Screw math. Brain-strain.

Back when Paul was a boy, there were Analog Computers to solve things.

> The heaviest load the opamp would be driving.

Then tack together a 4K7, a pot, and four 39K resistors. If it is active mixing, the 39K go to common (actually a few ohms, but this seems negligible against 39K). Use a Voltage/Current Ratio measurement system (an ohm meter) to find the sum equivalent resistance. If in doubt whether one or four 39K is worst-case, try each way. If in doubt what effect the pot has, turn it end to end.
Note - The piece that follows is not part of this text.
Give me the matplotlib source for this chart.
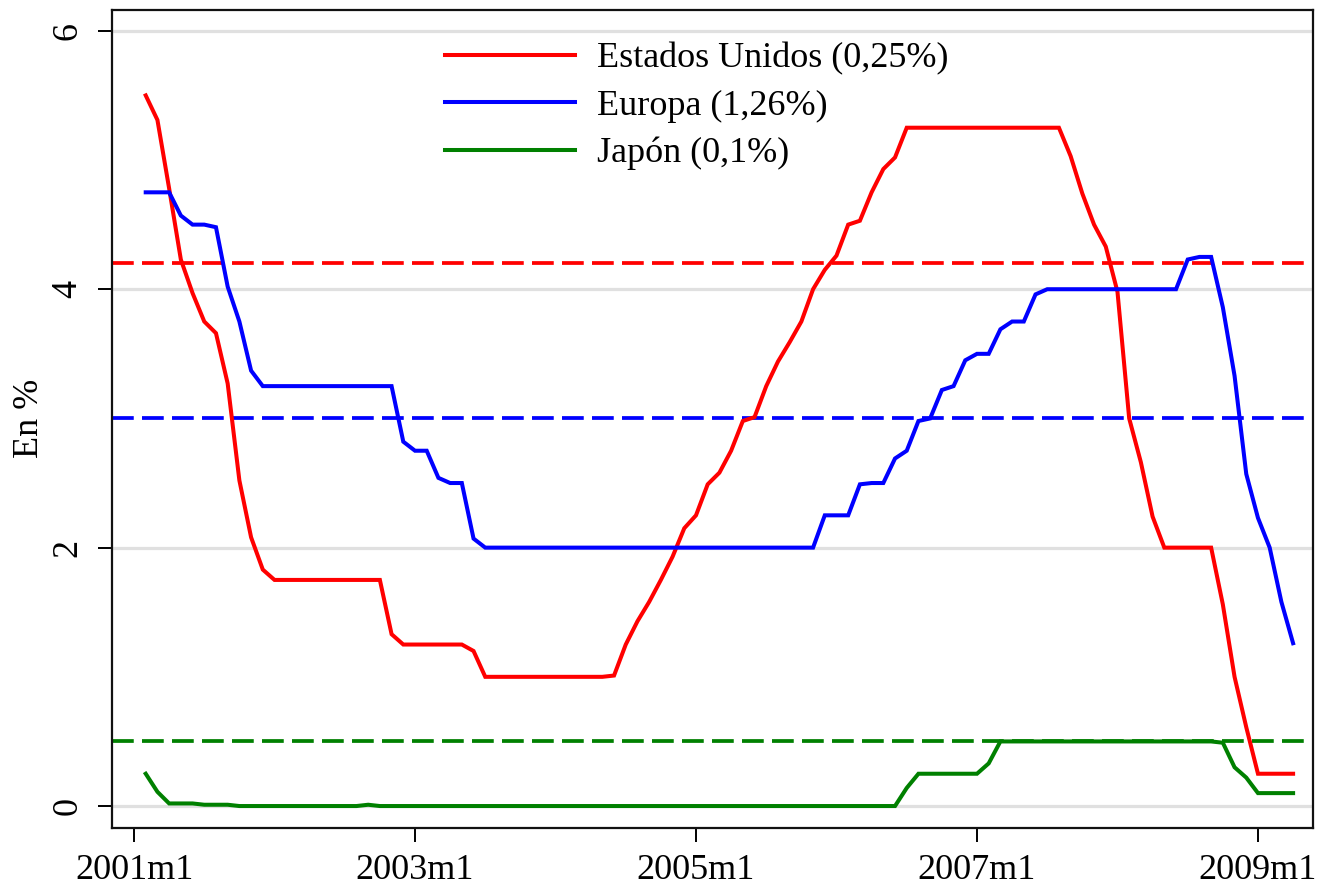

It's good to know how to compute. May be quicker. Isn't "more accurate" (no accuracy is needed to figure opamp loads or mix impedances). It is also good to know how to mock-up, and to be unafraid to do so. Paper-figuring is prone to mistakes. Especially being unclear how things are parallel or series, or which case is worst-case. A mock-up either confirms your penciling or forces you to face your mistakes before you get nose-deep in a project.

> The heaviest load the opamp would be driving.

If this is the whole plan: the opamp can't see less than that 4K7 no matter what crap hangs on the far side. And since "any" audio-worthy opamp can drive 2K, we "know" it will be fine.

A point which has not been raised. On your Analog Computer, put a 9V battery where the opamp would go. Put pot full-up. Have one 39K load, and measure the DC voltage at its hot end. Then "throw switched 2 3 4" (connect three more 39K) and watch that voltage. It will drop 10%-20% (too lazy to calculate when you can Analog Compute it). That's a 1dB-2dB drop when you suddenly throw three switches mid-take. It is just-acceptable for many audio purposes.

Since the 2K opamp is underloaded now, you might consider losing the 4K7. Now with pot full up, throwing 1 to 10 of those 39K in or out makes no difference; even with pot at half one to three 39K make negligible difference. You got twice the level without the 4K7, so to stay the same you might raise the 39K to 75K... now any sane number of 75K switched on or off the pot wiper make negligible difference.

All this can be modeled on an Analog Computer consisting of a handful of resistors/pots, a 9V battery and a DMM.